# Google

### Labels -> ID

In [4]:
import pandas as pd

label_ids_path = '../../gt_data/triple_inspected_May23rd/google/label_idx.csv'

labels_dict = {}

df = pd.read_csv(label_ids_path)

for i, row in df.iterrows():
    label = row['label']
    ilabel = row['ilabel']
    if label in labels_dict:
        raise ValueError("Label happening multiple times!")
    labels_dict[label] = ilabel

In [5]:
labels_dict

## Sanity Rules

In [6]:
alone_id = labels_dict['alone']
couple_id = labels_dict['couple/2people']
group_id = labels_dict['group']

def valid_conditions_combo(label_ids):
    if alone_id in label_ids and couple_id in label_ids:
        return False
    
    if alone_id in label_ids and group_id in label_ids:
        return False
    
    if couple_id in label_ids and group_id in label_ids:
        return False
    
    return True

In [7]:
sitting_id = labels_dict['sitting']
standing_id = labels_dict['standing']
walking_id = labels_dict['walking']
running_id = labels_dict['running']
biking_id = labels_dict['biking']
riding_carriage_id = labels_dict['riding carriage']
on_wheelchair_id = labels_dict['on wheelchair']
mobility_aid_id = labels_dict['mobility aids']

crosswalk_id = labels_dict['crossing crosswalk']
dining_id = labels_dict['dining']
vendor_id = labels_dict['street vendors']
shopping_id = labels_dict['shopping']
load_unload_id = labels_dict['load/unload packages from car/truck']
waiting_bus_id = labels_dict['waiting in bus station']
working_laptop_id = labels_dict['working/laptop']
push_wheelchair_id = labels_dict['pushing wheelchair']
hugging_id = labels_dict['hugging']

pet_id = labels_dict['pet']


In [8]:
def valid_conditions_state_action_combos(label_ids):
    if alone_id in label_ids and sitting_id in label_ids and crosswalk_id in label_ids:
        return False
    
    if (vendor_id in label_ids) and (sitting_id not in label_ids or standing_id not in label_ids):
        return False
    
    if (shopping_id in label_ids) and (sitting_id not in label_ids or standing_id not in label_ids):
        return False
    
    if (load_unload_id in label_ids) and (sitting_id not in label_ids or standing_id not in label_ids):
        return False
    
    if (waiting_bus_id in label_ids) and (sitting_id not in label_ids or standing_id not in label_ids):
        return False
    
    
    if (working_laptop_id in label_ids) and (sitting_id not in label_ids or standing_id not in label_ids):
        return False
    
    
    if alone_id in label_ids and on_wheelchair_id in label_ids and push_wheelchair_id in label_ids:
        return False
    
    return True
    
    

In [9]:
state_labels = set([on_wheelchair_id, walking_id, sitting_id, standing_id, running_id, biking_id, riding_carriage_id, mobility_aid_id])
condition_labels = set([alone_id, couple_id, group_id])

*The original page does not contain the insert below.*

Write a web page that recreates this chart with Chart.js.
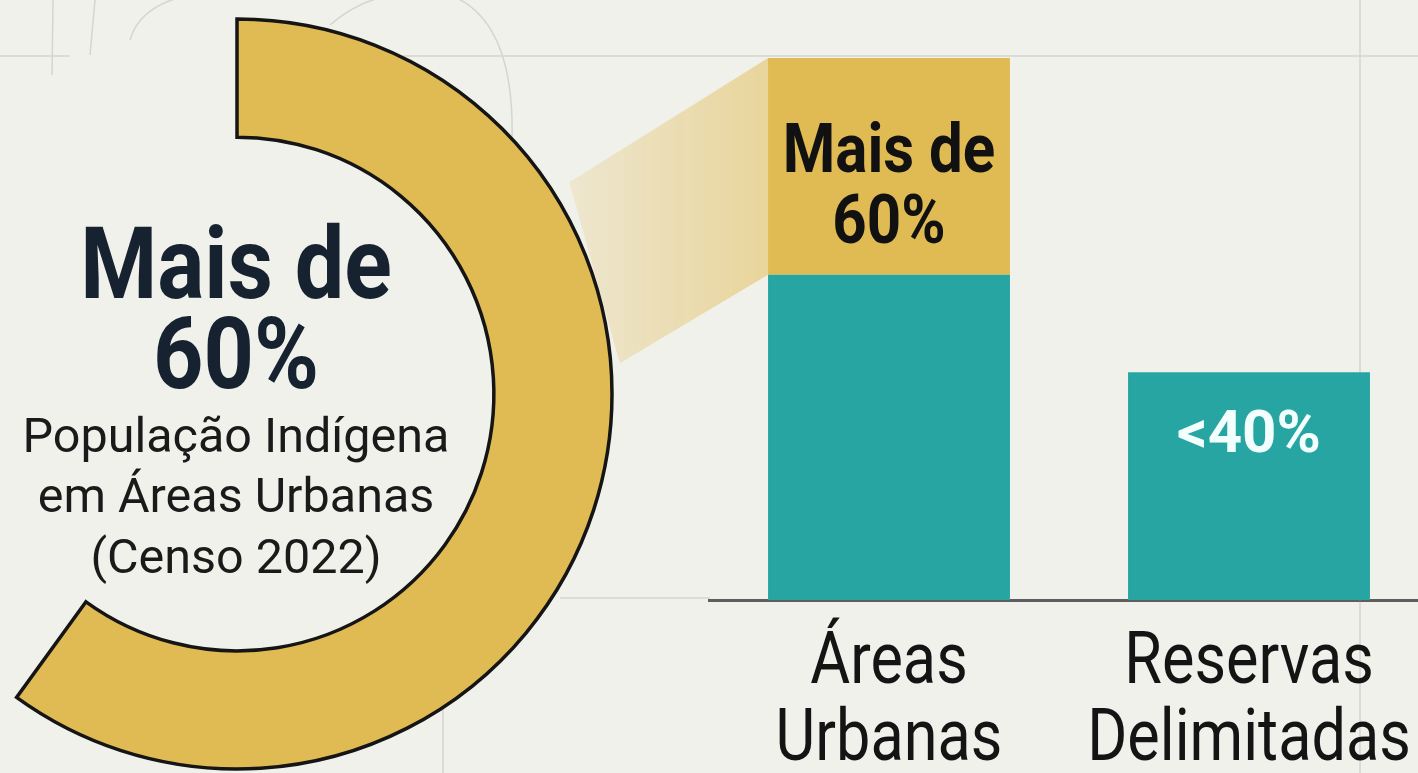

def valid_alone_state_counts(label_ids):
    if alone_id in label_ids or couple_id in label_ids:
        intersection = set(label_ids).intersection(state_labels)
        if len(intersection) > 1 and alone_id in label_ids:
            return False
        
        if len(intersection) > 2 and couple_id in label_ids:
            return False
        
    return True

def valid_no_condition(label_ids):
    intersection = set(label_ids).intersection(condition_labels)
    if len(intersection) == 0:
        if pet_id in label_ids:
            return True
        return False
    return True

def valid_no_state(label_ids):
    intersection = set(label_ids).intersection(state_labels)
    if len(intersection) == 0:
        if pet_id in label_ids:
            return True
        return False
    return True
    

## Sanity Checks

In [10]:
import pandas as pd
import numpy as np

In [11]:
def converter(instr):
    return np.fromstring(instr[1:-1],sep=',', dtype=int)

In [12]:
gt_bbox_labels_path = '../../gt_data/triple_inspected_May23rd/google/per_file_per_box.csv'

In [13]:
gt_bbox_labesl = pd.read_csv(gt_bbox_labels_path, converters={'ilabel':converter})
gt_bbox_labesl.head()

In [14]:
gt_bbox_labesl.columns

In [15]:
gt_bbox_labesl['ilabel'] = gt_bbox_labesl['ilabel'].apply(lambda x: x.tolist())
gt_bbox_labesl['ilabel'].head()

In [16]:
gt_bbox_labesl['is_valid'] = gt_bbox_labesl['ilabel'].apply(lambda x: valid_conditions_combo(x))
gt_bbox_labesl['is_valid'] = gt_bbox_labesl['ilabel'].apply(lambda x: valid_conditions_state_action_combos(x))
gt_bbox_labesl['is_valid'] = gt_bbox_labesl['ilabel'].apply(lambda x: valid_alone_state_counts(x))
gt_bbox_labesl['is_valid'] = gt_bbox_labesl['ilabel'].apply(lambda x: valid_no_condition(x))
gt_bbox_labesl['is_valid'] = gt_bbox_labesl['ilabel'].apply(lambda x: valid_no_state(x))

In [17]:
gt_bbox_labesl['is_valid'].head()

In [18]:
gt_bbox_labesl['is_valid'].sum()

In [19]:
gt_bbox_labesl.shape

In [20]:
100 * gt_bbox_labesl['is_valid'].sum() / gt_bbox_labesl.shape[0]

In [23]:
gt_bbox_labesl_sanity_invalid = gt_bbox_labesl[gt_bbox_labesl['is_valid']==False]
gt_bbox_labesl_sanity_invalid

In [20]:
ids_labels_dict = {v: k for k, v in labels_dict.items()}

In [21]:
print(ids_labels_dict[7], ids_labels_dict[34], ids_labels_dict[39])

#### Dump sanity checked output

In [22]:
gt_bbox_labesl_sanity_checked = gt_bbox_labesl[gt_bbox_labesl['is_valid']==True]
gt_bbox_labesl_sanity_checked.shape

In [23]:
new_path = './gt_data/google/label_per_box_sanity_checked.csv'
gt_bbox_labesl_sanity_checked.to_csv(new_path, index=False)